[start of DATA PROVIDED]

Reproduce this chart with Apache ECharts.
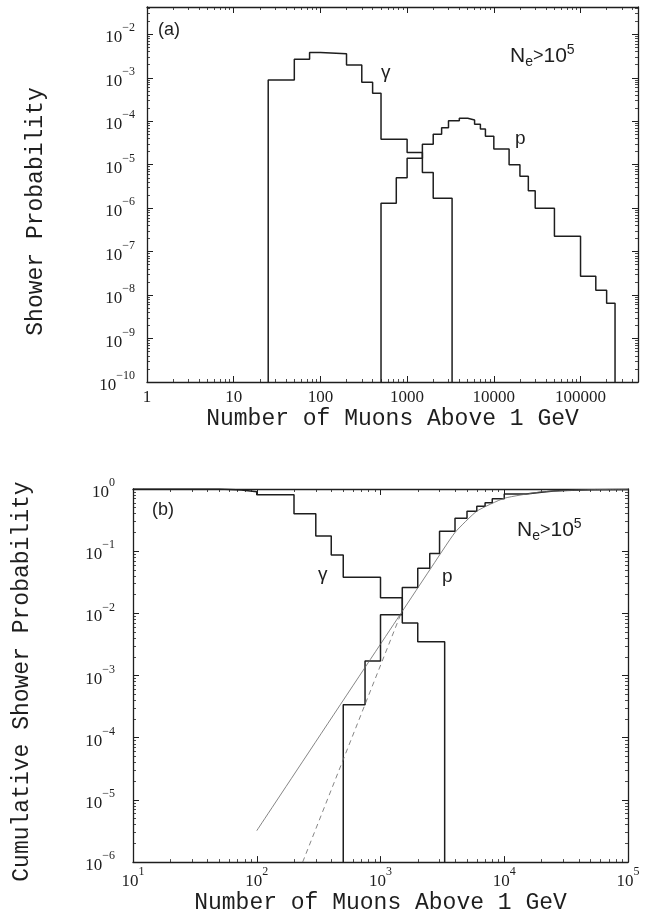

[end of DATA PROVIDED]
[start of DATA PROVIDED]

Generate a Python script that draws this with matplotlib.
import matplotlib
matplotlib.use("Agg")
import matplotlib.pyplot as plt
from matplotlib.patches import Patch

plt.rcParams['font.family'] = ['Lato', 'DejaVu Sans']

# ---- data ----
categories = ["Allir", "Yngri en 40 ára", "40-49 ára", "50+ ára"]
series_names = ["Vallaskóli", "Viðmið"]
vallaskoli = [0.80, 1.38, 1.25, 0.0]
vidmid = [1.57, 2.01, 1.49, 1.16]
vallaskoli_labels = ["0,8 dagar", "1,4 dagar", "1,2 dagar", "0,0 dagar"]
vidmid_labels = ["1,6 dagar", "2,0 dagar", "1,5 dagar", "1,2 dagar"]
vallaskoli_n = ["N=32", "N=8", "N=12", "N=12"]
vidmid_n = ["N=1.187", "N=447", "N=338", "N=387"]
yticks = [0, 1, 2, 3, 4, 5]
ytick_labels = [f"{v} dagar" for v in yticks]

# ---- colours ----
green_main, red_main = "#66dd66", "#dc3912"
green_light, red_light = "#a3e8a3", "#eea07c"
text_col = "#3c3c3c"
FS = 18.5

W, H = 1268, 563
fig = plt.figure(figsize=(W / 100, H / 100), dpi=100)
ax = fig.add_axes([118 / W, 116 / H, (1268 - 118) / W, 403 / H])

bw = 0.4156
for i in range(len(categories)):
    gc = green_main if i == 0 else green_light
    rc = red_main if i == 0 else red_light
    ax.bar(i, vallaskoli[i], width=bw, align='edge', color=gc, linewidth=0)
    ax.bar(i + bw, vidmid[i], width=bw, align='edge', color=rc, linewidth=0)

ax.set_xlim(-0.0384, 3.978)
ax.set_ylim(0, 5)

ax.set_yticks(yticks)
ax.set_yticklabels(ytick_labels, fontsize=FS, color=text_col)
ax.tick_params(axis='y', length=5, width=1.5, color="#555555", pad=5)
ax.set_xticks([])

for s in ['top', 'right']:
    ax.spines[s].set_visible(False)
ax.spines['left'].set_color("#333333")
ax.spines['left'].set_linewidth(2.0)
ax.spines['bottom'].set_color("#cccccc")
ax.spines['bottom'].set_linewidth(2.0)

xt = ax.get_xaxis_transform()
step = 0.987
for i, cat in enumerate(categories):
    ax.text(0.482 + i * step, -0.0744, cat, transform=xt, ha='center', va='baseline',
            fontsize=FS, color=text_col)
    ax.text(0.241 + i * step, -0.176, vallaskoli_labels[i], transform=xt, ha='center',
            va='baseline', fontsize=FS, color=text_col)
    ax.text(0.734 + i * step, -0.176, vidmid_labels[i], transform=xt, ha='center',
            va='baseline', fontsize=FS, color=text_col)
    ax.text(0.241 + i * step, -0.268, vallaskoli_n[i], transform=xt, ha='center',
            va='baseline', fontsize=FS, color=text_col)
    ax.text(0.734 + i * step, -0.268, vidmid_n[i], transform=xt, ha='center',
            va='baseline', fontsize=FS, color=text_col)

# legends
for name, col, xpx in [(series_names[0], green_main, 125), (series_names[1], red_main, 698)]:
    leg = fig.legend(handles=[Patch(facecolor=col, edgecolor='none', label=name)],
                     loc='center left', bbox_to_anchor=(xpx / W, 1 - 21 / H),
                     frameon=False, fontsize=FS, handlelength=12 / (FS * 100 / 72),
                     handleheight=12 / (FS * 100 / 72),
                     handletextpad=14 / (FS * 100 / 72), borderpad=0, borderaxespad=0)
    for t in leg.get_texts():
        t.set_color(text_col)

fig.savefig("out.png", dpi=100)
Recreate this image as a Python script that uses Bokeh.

[end of DATA PROVIDED]

Set down, without any change, only the lines from the line that holds "Generate a Python" through the line that holds "ax.spines['bottom'].set_linewidth(2.0)", both lines included.

Generate a Python script that draws this with matplotlib.
import matplotlib
matplotlib.use("Agg")
import matplotlib.pyplot as plt
from matplotlib.patches import Patch

plt.rcParams['font.family'] = ['Lato', 'DejaVu Sans']

# ---- data ----
categories = ["Allir", "Yngri en 40 ára", "40-49 ára", "50+ ára"]
series_names = ["Vallaskóli", "Viðmið"]
vallaskoli = [0.80, 1.38, 1.25, 0.0]
vidmid = [1.57, 2.01, 1.49, 1.16]
vallaskoli_labels = ["0,8 dagar", "1,4 dagar", "1,2 dagar", "0,0 dagar"]
vidmid_labels = ["1,6 dagar", "2,0 dagar", "1,5 dagar", "1,2 dagar"]
vallaskoli_n = ["N=32", "N=8", "N=12", "N=12"]
vidmid_n = ["N=1.187", "N=447", "N=338", "N=387"]
yticks = [0, 1, 2, 3, 4, 5]
ytick_labels = [f"{v} dagar" for v in yticks]

# ---- colours ----
green_main, red_main = "#66dd66", "#dc3912"
green_light, red_light = "#a3e8a3", "#eea07c"
text_col = "#3c3c3c"
FS = 18.5

W, H = 1268, 563
fig = plt.figure(figsize=(W / 100, H / 100), dpi=100)
ax = fig.add_axes([118 / W, 116 / H, (1268 - 118) / W, 403 / H])

bw = 0.4156
for i in range(len(categories)):
    gc = green_main if i == 0 else green_light
    rc = red_main if i == 0 else red_light
    ax.bar(i, vallaskoli[i], width=bw, align='edge', color=gc, linewidth=0)
    ax.bar(i + bw, vidmid[i], width=bw, align='edge', color=rc, linewidth=0)

ax.set_xlim(-0.0384, 3.978)
ax.set_ylim(0, 5)

ax.set_yticks(yticks)
ax.set_yticklabels(ytick_labels, fontsize=FS, color=text_col)
ax.tick_params(axis='y', length=5, width=1.5, color="#555555", pad=5)
ax.set_xticks([])

for s in ['top', 'right']:
    ax.spines[s].set_visible(False)
ax.spines['left'].set_color("#333333")
ax.spines['left'].set_linewidth(2.0)
ax.spines['bottom'].set_color("#cccccc")
ax.spines['bottom'].set_linewidth(2.0)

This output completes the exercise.